Although more often locking horns with the Biden administration, the Republicans labeled the efforts the right move to combat China. Along the way, they called out the Chinese Communist Party (CCP) and the Chinese state-owned company ZPMC in particular, for its manufacturing of the majority of ship-to-shore cranes at U.S. ports. They also noted that the cranes’ operational components are typically manufactured by the Swiss firm ABB, a close partner of ZPMC and the U.S. government.

Republican lawmakers have accused ABB in particular of failing to cooperate in good faith with committees and lacking urgent response to calls for increased security. This, they added, further emphasized a need to increase domestic production of critical components.

“The United States must not give the CCP another way to infiltrate our critical infrastructure, conduct surveillance and espionage, steal intellectual property, and potentially throttle our port activity altogether,” the lawmakers wrote. “The threat is real—we now know Chinese-affiliated hackers, Volt Typhoon, maintained access to our critical infrastructure, including the maritime sector, for five years before discovery.”

The words followed a long investigation by several House committees, including the House Committee on Homeland Security, Subcommittee on Transportation and Maritime Security, Subcommittee on Counterterrorism, Law Enforcement, and Intelligence, and the Select Committee on the Chinese Communist Party.

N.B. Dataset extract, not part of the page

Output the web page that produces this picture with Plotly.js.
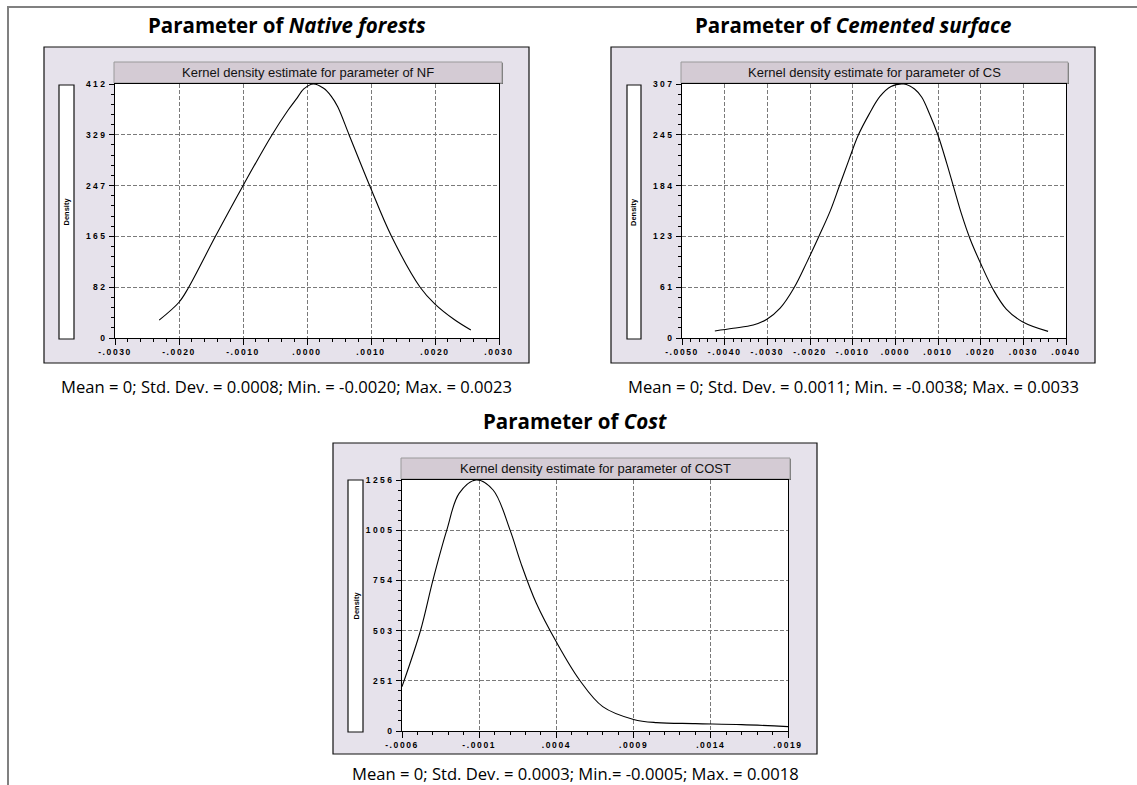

Last week, the White House announced that President Joe Biden would sign an executive order to boost the Department of Homeland Security’s authority over maritime cyber threats, giving the Coast Guard in particular new abilities to respond to malicious cyber activity and control the movement of vessels presenting a known or suspected cyber threat. On top of this, the Coast Guard will issue a maritime security directive on cyber risk management actions for ship-to-shore cranes manufactured in China and used at U.S. commercial strategic ports.

Already, the Coast Guard had issued a notice of proposed rulemaking on cybersecurity in the marine transportation system, laying out ways to strengthen digital MTS control systems and networks through the establishment of minimum cybersecurity requirements.

Along with the mandates, the administration announced that it would rebuild the U.S. industrial capacity so as to produce port cranes with trusted partners, rather than China. It will invest more than $20 billion to this end for U.S. port infrastructure over the next five years. PACECO Corp., a U.S.-based subsidiary of Mitsui E&S Co. Ltd. of Japan, will reportedly onshore U.S. manufacturing capacity for its crane production as a result.

“This announcement does not end the threat, but it is a meaningful step to counter it,” the lawmakers wrote after that announcement. “The follow-through will be essential. We will continue conducting a rigorous investigation into the threats posed by the CCP’s access to our ports. Our Committees will continue urging the Biden administration to strengthen the resilience of our critical infrastructure and to resolve vulnerabilities in our supply chains.”

As a result, the House Homeland Security Subcommittee on Transportation and Maritime Security will also hold a hearing on Feb. 29, 2024 at 10 a.m. to further discuss the perceived Chinese threat.